── Supplied information

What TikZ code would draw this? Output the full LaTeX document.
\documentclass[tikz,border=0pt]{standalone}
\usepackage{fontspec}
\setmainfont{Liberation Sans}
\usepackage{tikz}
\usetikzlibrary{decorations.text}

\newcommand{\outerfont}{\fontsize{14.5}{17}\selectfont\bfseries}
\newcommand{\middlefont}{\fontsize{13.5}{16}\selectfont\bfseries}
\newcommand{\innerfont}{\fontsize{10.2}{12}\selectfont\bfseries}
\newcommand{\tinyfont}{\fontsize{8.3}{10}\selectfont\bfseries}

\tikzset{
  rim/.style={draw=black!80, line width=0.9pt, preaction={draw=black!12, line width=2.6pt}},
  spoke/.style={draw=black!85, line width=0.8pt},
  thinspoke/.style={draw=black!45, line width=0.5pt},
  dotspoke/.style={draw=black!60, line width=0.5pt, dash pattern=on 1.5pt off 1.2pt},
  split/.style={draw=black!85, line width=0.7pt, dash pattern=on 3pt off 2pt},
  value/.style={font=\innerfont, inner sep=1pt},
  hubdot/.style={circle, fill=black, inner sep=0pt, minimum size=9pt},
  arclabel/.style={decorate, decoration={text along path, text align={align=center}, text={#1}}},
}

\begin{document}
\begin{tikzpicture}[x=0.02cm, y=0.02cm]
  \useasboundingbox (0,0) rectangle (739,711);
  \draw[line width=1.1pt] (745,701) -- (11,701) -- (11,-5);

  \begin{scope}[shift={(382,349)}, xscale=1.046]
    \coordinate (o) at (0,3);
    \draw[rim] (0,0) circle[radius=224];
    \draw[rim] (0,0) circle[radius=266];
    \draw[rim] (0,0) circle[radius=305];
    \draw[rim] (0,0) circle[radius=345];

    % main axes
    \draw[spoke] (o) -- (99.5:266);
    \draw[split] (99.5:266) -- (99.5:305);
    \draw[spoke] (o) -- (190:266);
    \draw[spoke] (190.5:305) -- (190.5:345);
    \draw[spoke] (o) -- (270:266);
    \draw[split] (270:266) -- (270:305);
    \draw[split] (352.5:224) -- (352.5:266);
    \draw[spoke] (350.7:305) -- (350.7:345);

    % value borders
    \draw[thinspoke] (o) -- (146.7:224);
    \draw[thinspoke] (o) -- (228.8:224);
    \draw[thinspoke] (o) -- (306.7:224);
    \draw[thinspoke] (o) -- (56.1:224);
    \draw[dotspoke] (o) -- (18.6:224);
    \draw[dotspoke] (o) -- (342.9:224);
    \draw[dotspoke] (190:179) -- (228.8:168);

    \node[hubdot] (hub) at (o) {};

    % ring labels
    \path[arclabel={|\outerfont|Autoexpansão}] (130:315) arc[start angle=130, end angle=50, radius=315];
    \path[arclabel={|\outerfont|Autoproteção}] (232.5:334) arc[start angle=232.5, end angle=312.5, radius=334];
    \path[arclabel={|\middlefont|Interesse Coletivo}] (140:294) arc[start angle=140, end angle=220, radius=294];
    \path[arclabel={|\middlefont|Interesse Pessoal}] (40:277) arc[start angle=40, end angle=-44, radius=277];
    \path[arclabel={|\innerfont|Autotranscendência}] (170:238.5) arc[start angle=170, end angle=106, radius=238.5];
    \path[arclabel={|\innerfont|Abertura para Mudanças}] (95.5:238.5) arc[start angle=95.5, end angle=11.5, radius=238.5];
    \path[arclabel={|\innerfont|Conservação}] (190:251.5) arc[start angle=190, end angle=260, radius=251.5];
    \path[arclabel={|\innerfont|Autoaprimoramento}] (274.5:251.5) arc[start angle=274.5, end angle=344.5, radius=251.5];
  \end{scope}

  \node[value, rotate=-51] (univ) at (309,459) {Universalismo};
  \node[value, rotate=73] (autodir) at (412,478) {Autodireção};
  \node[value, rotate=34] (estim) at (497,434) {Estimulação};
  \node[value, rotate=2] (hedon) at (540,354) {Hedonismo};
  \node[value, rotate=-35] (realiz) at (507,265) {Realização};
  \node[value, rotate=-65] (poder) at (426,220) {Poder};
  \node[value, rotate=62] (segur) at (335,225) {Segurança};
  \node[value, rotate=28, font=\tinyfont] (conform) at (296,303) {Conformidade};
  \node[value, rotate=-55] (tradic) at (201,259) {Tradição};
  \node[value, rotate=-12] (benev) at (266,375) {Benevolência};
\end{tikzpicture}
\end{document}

────

▶ [Problem to solve]:
Produce the lines from the top of the listing through the "(350.7:305) -- (350.7:345);" line exactly as they appear, with no additional output.

▶ [Final result]:
What TikZ code would draw this? Output the full LaTeX document.
\documentclass[tikz,border=0pt]{standalone}
\usepackage{fontspec}
\setmainfont{Liberation Sans}
\usepackage{tikz}
\usetikzlibrary{decorations.text}

\newcommand{\outerfont}{\fontsize{14.5}{17}\selectfont\bfseries}
\newcommand{\middlefont}{\fontsize{13.5}{16}\selectfont\bfseries}
\newcommand{\innerfont}{\fontsize{10.2}{12}\selectfont\bfseries}
\newcommand{\tinyfont}{\fontsize{8.3}{10}\selectfont\bfseries}

\tikzset{
  rim/.style={draw=black!80, line width=0.9pt, preaction={draw=black!12, line width=2.6pt}},
  spoke/.style={draw=black!85, line width=0.8pt},
  thinspoke/.style={draw=black!45, line width=0.5pt},
  dotspoke/.style={draw=black!60, line width=0.5pt, dash pattern=on 1.5pt off 1.2pt},
  split/.style={draw=black!85, line width=0.7pt, dash pattern=on 3pt off 2pt},
  value/.style={font=\innerfont, inner sep=1pt},
  hubdot/.style={circle, fill=black, inner sep=0pt, minimum size=9pt},
  arclabel/.style={decorate, decoration={text along path, text align={align=center}, text={#1}}},
}

\begin{document}
\begin{tikzpicture}[x=0.02cm, y=0.02cm]
  \useasboundingbox (0,0) rectangle (739,711);
  \draw[line width=1.1pt] (745,701) -- (11,701) -- (11,-5);

  \begin{scope}[shift={(382,349)}, xscale=1.046]
    \coordinate (o) at (0,3);
    \draw[rim] (0,0) circle[radius=224];
    \draw[rim] (0,0) circle[radius=266];
    \draw[rim] (0,0) circle[radius=305];
    \draw[rim] (0,0) circle[radius=345];

    % main axes
    \draw[spoke] (o) -- (99.5:266);
    \draw[split] (99.5:266) -- (99.5:305);
    \draw[spoke] (o) -- (190:266);
    \draw[spoke] (190.5:305) -- (190.5:345);
    \draw[spoke] (o) -- (270:266);
    \draw[split] (270:266) -- (270:305);
    \draw[split] (352.5:224) -- (352.5:266);
    \draw[spoke] (350.7:305) -- (350.7:345);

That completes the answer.